With that level of investment being thrown at a problem, one would have expected it to be well and truly licked by now. Well – it isn’t. In that same period the average conversion rate of business sales pipelines fell by nearly 100% to be just under 3%. For every 100 selling opportunities that began their journey as “leads” fewer than three resulted in closed sales and new customers.
And yet as their companies emerge from the Financial Crisis and prepare for growth, many CEO’s and Sales Directors are still turning back to training and technology “silver bullets” unaware that the world has moved on and the challenges they face in growing their top lines in the 21st century, are beyond the scope of one-dimensional 20th century solutions.

Marketing and Sales: “Process free zones!”

If only three out every 100 sales opportunities succeed, that means 97% fail.
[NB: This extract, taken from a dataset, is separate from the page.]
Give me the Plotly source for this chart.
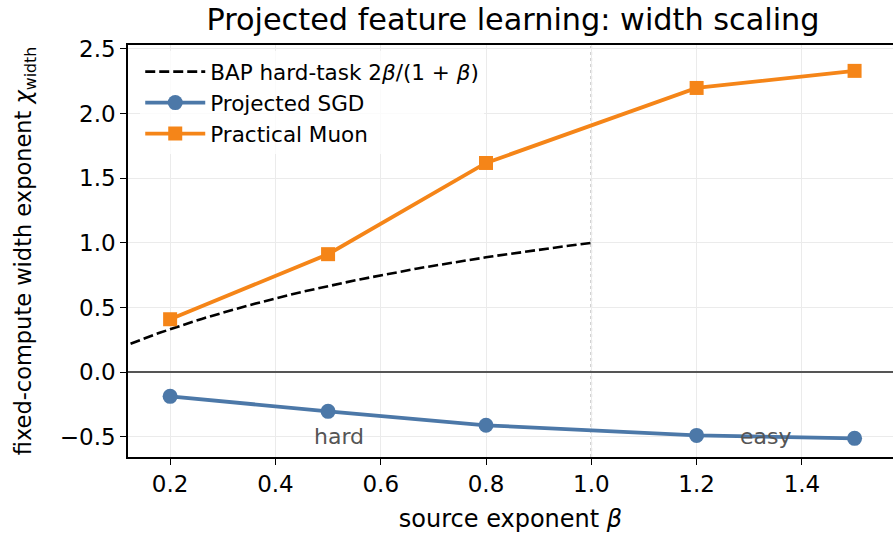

Any CEO worth their salt discovering a key business process operating at an error rate of 97% would surely be all over the problem personally - and with a big microscope! Particularly when it’s the business process charged with producing the company’s oxygen supply!

And yet precisely the opposite is happening. The broken sales process remains fundamentally broken as evidenced by the anaemic 3% pipeline conversion rates. Frustrated and unable to figure out a meaningful solution, they continue to throw bodies, training and technology at a problem even though recent history has shown us that these tired, linear solutions do not and will not work anymore.

Business process and performance measurement

The answers to the revenue performance dilemma have actually been readily apparent for some time. And they’ve been applied successfully to every other aspect of business for decades.
For success in anything to be sustainable it must be repeatable. And for anything to be repeatable there must be a process.

What are you doing to embed a process that will enable you to drive double digit growth over the mid-term that is any different to the past?